Alright, enough about my cookbook craze,  and onto the important stuff, my cupcake craze.  For those of you that follow my blog on a regular basis you already know I tend to (tweak) recipes.  I don’t do this necessarily to be creative, but more or less, because I don’t always have the exact ingredients on hand.   I prefer to refer to it as tweaking because  the word alter is a harsh word. 

The first recipe I decided to try out of Elinor’s book, White Christmas Cupcakes.   No, I don’t miss the snow.  And, no I’m not prepared for the holidays.  I simply wanted a white cupcake.  This recipe looked like it fit the bill.  And, I have to say – it sure did.

The recipe is as follows: 

1 1/4 c. cake flour sifted.  (I used all-purpose flour -sifted)

3/4 tsp. baking powder

1/8 tsp. salt

3/4 c. whole milk (I used skim milk)

1 tsp. vanilla extract (I used pure vanilla extract)

1/4 tsp. almond extract (I used more vanilla)

6 tbls. (3/4 stick) of unsalted butter, at room temp. 

1 c. sugar

3 large egg whites, at room temp

This recipe was a bit more time-consuming that most cupcake recipes I’ve made, but it was well worth the few extra steps, and minutes.

Preheat oven 350 degrees.

Sift flour, baking powder, and salt into medium size bowl.  In separate medium size bowl, add milk and extracts.  In large bowl add butter and sugar.  Mix  butter and sugar on medium speed for about 3 minutes. (Until texture gets sugary and forms clumps on the sides of the bowl).  Settle mixture into the center of the bowl.  Now add your flour mixture in 3 parts, alternating with the milk in 2 parts.  Set this aside and beat your egg whites with clean beaters until they look foamy and stick to the beaters – about 30 seconds.  Stir the whites into your batter and blend well. 

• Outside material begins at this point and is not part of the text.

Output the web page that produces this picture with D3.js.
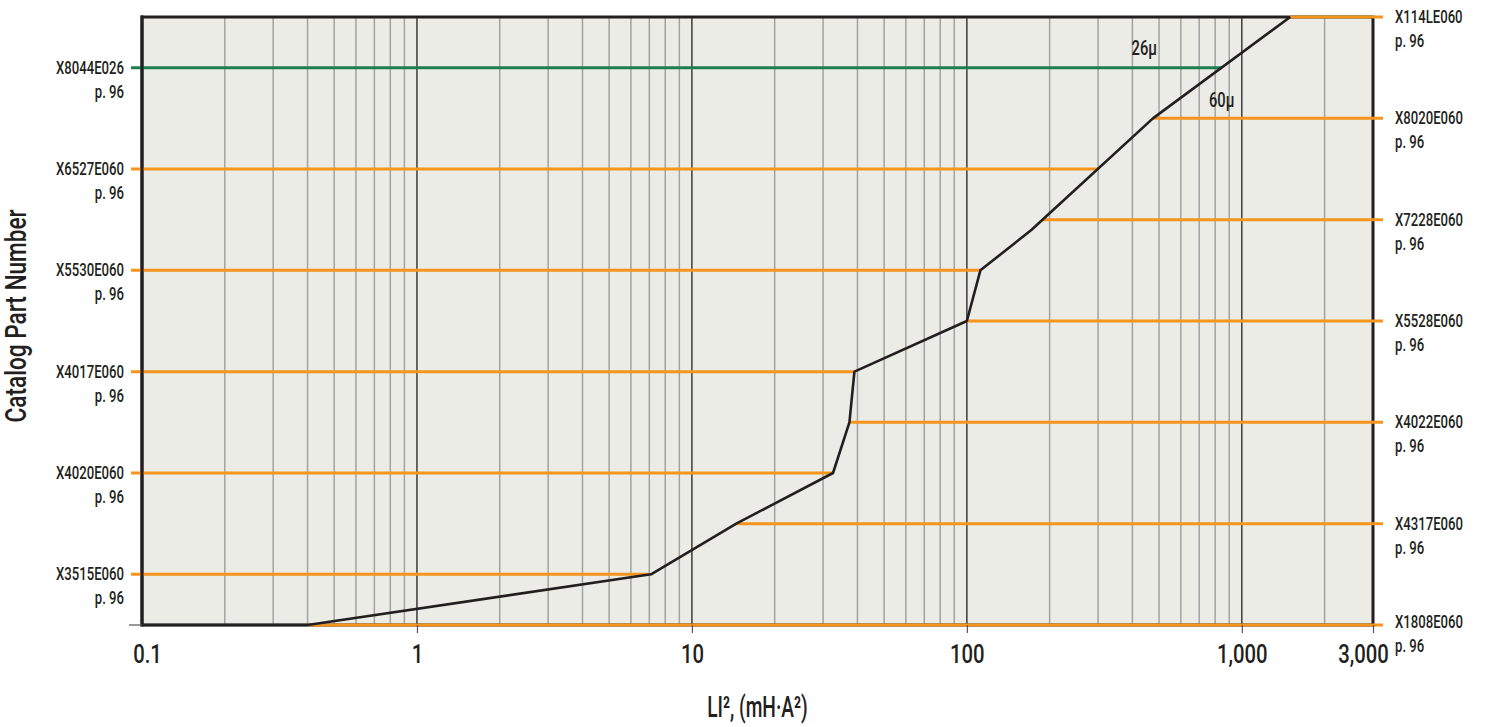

The recipe’s suggested baking time is 20 minutes.  I set my timer for 15 minutes and checked on them.  At  15 minutes in my oven they were baked to perfection.  My oven tends to run hot though.  Oh, here is a little trick too.  If you don’t have a toothpick on hand to check the centers to see if they are done, use a piece of uncooked spaghetti.  Works like a charm.

The frosting recipe also came from Cupcakes!  I tweaked that a bit too.

The recipe is as follows:

3 ounces of white chocolate chopped ( I used 1/4 cup of chocolate chips)

1/4 c. (1/2 stick) unsalted butter, at room temp

4 ounces of cream cheese, at room temp (I used 2 ounces of  light, cream cheese)

1 tsp. vanilla extract

1 1/2 c. powdered sugar

(I also added about 1 tbls. of milk)

To start, beat the butter, cream cheese, and vanilla extract.  Then add the powdered sugar, and a tiny bit of milk to help the frosting beat easier.  I wanted both chocolate and white frosting so once I made the vanilla frosting I divided the frosting in half.  I added the chocolate chips (which I had melted) into one bowl  and mixed thoroughly.  This gave me two different flavors of frosting to work with.

These cupcakes are delicious.  When I handed my husband his, he asked me why it weighed 5 pounds.  I told him that’s because I put 5 pound of frosting on them…   I decided not to weight myself this morning!